= To be done =
Transcribe every line exactly and omit anything that is a picture.

= Data shown =
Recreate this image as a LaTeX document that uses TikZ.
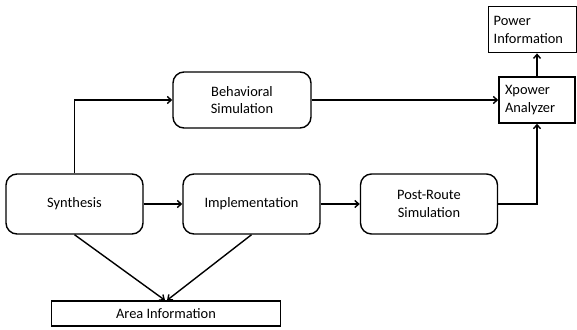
\documentclass[tikz,border=0pt]{standalone}
\usepackage{fontspec}
\setmainfont{Carlito}
\usetikzlibrary{arrows.meta}
\begin{document}
\begin{tikzpicture}[x=1pt,y=-1pt,
  every node/.style={font=\fontsize{14.4}{17.5}\selectfont},
  stage/.style={draw,line width=1.4pt,rounded corners=11pt,inner sep=0pt,align=center},
  result/.style={draw,line width=1.4pt,inner sep=0pt,align=left},
  flow/.style={line width=1.4pt,-{Straight Barb[length=4pt,width=7pt]}}]
  \useasboundingbox (0,0) rectangle (577,329);
  % process stages
  \node[stage,minimum width=137pt,minimum height=60pt] (syn) at (74.5,204) {Synthesis};
  \node[stage,minimum width=137pt,minimum height=60pt] (impl) at (251.5,204) {Implementation};
  \node[stage,minimum width=137pt,minimum height=60pt] (post) at (429,204) {Post-Route\\Simulation};
  \node[stage,minimum width=138pt,minimum height=56pt] (beh) at (242,100) {Behavioral\\Simulation};
  % analyzer and reports
  \node[result,minimum width=76pt,minimum height=46pt,text width=64pt] (xpa) at (537,100) {Xpower\\Analyzer};
  \node[result,minimum width=88pt,minimum height=46pt,text width=78pt,anchor=north west] (pwr) at (488,6) {Power\\Information};
  \node[result,minimum width=229pt,minimum height=25pt,align=center] (area) at (166,313.5) {Area Information};
  % connectors
  \coordinate (jl) at (syn.north |- beh.west);
  \draw[flow] (syn.north) -- (jl) -- (beh.west);
  \draw[flow] (beh.east) -- (xpa.west);
  \draw[flow] (syn.east) -- (impl.west);
  \draw[flow] (impl.east) -- (post.west);
  \coordinate (jr) at (xpa.south |- post.east);
  \draw[flow] (post.east) -- (jr) -- (xpa.south);
  \draw[flow] (xpa.north) -- (xpa.north |- pwr.south);
  \draw[flow] (syn.south) -- ([xshift=-1pt]area.north);
  \draw[flow] (impl.south) -- ([xshift=1pt]area.north);
\end{tikzpicture}
\end{document}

= Full response =
Recreate this image as a LaTeX document that uses TikZ.
\documentclass[tikz,border=0pt]{standalone}
\usepackage{fontspec}
\setmainfont{Carlito}
\usetikzlibrary{arrows.meta}
\begin{document}
\begin{tikzpicture}[x=1pt,y=-1pt,
  every node/.style={font=\fontsize{14.4}{17.5}\selectfont},
  stage/.style={draw,line width=1.4pt,rounded corners=11pt,inner sep=0pt,align=center},
  result/.style={draw,line width=1.4pt,inner sep=0pt,align=left},
  flow/.style={line width=1.4pt,-{Straight Barb[length=4pt,width=7pt]}}]
  \useasboundingbox (0,0) rectangle (577,329);
  % process stages
  \node[stage,minimum width=137pt,minimum height=60pt] (syn) at (74.5,204) {Synthesis};
  \node[stage,minimum width=137pt,minimum height=60pt] (impl) at (251.5,204) {Implementation};
  \node[stage,minimum width=137pt,minimum height=60pt] (post) at (429,204) {Post-Route\\Simulation};
  \node[stage,minimum width=138pt,minimum height=56pt] (beh) at (242,100) {Behavioral\\Simulation};
  % analyzer and reports
  \node[result,minimum width=76pt,minimum height=46pt,text width=64pt] (xpa) at (537,100) {Xpower\\Analyzer};
  \node[result,minimum width=88pt,minimum height=46pt,text width=78pt,anchor=north west] (pwr) at (488,6) {Power\\Information};
  \node[result,minimum width=229pt,minimum height=25pt,align=center] (area) at (166,313.5) {Area Information};
  % connectors
  \coordinate (jl) at (syn.north |- beh.west);
  \draw[flow] (syn.north) -- (jl) -- (beh.west);
  \draw[flow] (beh.east) -- (xpa.west);
  \draw[flow] (syn.east) -- (impl.west);
  \draw[flow] (impl.east) -- (post.west);
  \coordinate (jr) at (xpa.south |- post.east);
  \draw[flow] (post.east) -- (jr) -- (xpa.south);
  \draw[flow] (xpa.north) -- (xpa.north |- pwr.south);
  \draw[flow] (syn.south) -- ([xshift=-1pt]area.north);
  \draw[flow] (impl.south) -- ([xshift=1pt]area.north);
\end{tikzpicture}
\end{document}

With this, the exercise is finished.